Goal: Drop every picture. Then return, exactly, the lines from the beginning of the listing below through the one containing "import pandas as pd".

Supplied material:

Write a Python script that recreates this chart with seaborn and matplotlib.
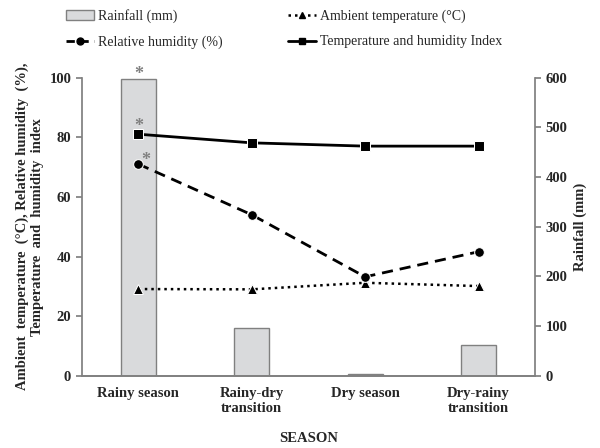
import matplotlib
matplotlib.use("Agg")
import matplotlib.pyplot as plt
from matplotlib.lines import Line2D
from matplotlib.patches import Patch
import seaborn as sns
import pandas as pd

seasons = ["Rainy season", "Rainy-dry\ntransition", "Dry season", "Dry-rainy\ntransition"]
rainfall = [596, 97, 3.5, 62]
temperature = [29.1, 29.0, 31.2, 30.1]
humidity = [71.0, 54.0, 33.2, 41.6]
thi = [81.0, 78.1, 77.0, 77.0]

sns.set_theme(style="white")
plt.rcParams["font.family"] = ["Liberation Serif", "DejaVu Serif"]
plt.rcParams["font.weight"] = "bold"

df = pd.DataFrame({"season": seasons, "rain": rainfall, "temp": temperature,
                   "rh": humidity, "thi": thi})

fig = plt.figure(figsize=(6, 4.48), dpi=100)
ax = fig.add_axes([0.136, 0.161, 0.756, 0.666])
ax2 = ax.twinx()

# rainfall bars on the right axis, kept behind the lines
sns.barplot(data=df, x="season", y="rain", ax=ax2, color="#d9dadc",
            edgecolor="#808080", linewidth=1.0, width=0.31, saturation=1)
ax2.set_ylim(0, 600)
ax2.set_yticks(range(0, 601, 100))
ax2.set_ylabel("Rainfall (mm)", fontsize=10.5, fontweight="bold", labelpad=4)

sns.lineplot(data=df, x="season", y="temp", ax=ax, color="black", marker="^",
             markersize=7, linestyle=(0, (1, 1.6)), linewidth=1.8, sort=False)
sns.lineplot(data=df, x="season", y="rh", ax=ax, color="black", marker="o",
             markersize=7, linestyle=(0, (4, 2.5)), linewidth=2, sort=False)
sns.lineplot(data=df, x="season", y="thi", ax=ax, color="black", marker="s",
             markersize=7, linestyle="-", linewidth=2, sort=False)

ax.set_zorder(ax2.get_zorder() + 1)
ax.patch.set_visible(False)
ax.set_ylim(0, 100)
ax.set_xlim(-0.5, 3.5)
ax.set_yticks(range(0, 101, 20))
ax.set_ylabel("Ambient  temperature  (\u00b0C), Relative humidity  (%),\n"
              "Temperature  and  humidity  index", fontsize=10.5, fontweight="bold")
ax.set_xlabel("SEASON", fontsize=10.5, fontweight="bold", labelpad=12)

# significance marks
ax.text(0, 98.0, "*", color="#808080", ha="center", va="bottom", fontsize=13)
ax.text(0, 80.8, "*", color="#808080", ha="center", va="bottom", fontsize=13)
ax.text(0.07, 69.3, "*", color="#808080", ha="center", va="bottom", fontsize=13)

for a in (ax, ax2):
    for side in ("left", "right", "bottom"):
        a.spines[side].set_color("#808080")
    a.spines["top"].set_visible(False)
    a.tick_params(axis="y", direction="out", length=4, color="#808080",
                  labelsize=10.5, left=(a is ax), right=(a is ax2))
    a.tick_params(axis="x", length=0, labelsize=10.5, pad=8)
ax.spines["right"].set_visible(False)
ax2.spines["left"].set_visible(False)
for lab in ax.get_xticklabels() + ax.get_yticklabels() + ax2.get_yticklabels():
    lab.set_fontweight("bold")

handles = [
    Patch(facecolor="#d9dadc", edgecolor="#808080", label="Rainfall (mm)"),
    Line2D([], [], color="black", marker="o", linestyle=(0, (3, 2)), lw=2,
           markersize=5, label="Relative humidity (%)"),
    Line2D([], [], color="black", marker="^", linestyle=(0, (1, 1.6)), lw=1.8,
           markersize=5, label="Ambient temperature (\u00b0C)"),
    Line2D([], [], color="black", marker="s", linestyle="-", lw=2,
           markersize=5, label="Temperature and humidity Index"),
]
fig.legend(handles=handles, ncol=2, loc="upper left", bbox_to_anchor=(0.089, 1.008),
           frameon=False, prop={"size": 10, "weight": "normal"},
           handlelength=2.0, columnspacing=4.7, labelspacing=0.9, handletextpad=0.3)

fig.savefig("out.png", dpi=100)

Response to this task:
Write a Python script that recreates this chart with seaborn and matplotlib.
import matplotlib
matplotlib.use("Agg")
import matplotlib.pyplot as plt
from matplotlib.lines import Line2D
from matplotlib.patches import Patch
import seaborn as sns
import pandas as pd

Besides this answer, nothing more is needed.